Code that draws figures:
☆ ☆ ☆ ☆ ☆

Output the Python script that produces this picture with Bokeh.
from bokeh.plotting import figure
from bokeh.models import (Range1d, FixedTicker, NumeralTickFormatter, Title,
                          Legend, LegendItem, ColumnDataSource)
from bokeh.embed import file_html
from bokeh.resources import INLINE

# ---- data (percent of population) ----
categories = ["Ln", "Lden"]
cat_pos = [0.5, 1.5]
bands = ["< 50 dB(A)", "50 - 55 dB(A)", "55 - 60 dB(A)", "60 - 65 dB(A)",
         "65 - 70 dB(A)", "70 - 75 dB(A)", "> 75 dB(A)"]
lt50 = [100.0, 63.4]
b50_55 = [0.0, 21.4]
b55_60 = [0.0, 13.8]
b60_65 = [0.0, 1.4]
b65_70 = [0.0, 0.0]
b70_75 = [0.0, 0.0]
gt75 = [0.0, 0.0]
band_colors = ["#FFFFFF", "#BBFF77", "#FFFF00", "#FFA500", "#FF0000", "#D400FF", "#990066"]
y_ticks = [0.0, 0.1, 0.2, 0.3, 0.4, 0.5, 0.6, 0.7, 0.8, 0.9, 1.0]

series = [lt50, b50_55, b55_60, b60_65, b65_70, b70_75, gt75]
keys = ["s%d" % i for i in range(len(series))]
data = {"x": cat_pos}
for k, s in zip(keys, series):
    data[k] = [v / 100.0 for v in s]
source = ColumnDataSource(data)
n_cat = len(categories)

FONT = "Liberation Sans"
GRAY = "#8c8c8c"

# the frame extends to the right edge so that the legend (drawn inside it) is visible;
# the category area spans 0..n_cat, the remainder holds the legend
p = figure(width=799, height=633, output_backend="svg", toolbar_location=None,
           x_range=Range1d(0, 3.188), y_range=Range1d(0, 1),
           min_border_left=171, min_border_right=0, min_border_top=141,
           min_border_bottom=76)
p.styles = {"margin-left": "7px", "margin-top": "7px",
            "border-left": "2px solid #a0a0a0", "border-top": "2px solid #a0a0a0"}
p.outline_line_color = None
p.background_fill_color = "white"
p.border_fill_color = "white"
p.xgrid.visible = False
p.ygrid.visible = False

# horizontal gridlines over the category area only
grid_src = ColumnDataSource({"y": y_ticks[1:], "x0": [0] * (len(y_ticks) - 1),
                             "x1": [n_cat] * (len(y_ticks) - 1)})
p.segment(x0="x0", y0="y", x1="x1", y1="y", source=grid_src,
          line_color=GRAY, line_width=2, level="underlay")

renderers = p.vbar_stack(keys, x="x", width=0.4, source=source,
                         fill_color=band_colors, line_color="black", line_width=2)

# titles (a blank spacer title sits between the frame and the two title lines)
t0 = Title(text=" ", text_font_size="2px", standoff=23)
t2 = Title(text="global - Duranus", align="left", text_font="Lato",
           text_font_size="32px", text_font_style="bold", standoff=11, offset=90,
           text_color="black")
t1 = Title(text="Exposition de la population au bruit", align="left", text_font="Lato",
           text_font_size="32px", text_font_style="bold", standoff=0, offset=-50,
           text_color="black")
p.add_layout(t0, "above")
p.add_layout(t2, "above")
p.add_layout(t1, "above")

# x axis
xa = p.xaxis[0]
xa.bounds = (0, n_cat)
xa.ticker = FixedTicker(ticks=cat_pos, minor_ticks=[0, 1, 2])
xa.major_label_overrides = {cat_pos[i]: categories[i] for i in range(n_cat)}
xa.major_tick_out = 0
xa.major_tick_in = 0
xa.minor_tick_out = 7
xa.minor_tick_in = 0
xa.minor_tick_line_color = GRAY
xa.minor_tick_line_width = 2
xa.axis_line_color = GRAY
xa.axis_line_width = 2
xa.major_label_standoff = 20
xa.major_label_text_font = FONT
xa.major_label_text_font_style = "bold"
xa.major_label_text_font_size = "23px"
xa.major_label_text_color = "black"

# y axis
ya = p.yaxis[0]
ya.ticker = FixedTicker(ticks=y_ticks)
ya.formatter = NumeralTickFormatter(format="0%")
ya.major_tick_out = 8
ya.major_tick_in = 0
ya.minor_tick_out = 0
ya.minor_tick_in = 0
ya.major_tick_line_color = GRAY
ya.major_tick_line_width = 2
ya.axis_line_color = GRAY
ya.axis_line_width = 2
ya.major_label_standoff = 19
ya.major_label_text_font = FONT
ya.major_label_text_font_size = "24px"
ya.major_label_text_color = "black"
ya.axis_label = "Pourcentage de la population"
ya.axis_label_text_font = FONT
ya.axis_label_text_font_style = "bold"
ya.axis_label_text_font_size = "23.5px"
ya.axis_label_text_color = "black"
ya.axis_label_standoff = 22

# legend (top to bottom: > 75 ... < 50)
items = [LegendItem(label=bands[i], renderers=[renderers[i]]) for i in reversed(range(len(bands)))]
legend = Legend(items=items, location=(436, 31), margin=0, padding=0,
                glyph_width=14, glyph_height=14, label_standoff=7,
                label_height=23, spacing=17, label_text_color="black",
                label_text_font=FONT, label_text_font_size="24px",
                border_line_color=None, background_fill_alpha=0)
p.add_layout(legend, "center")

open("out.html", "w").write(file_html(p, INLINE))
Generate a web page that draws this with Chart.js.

☆ ☆ ☆ ☆ ☆

What the task asks:
Search the data above for the word "with", then gather each line in which it appears.

Reply to the task:
Output the Python script that produces this picture with Bokeh.
Generate a web page that draws this with Chart.js.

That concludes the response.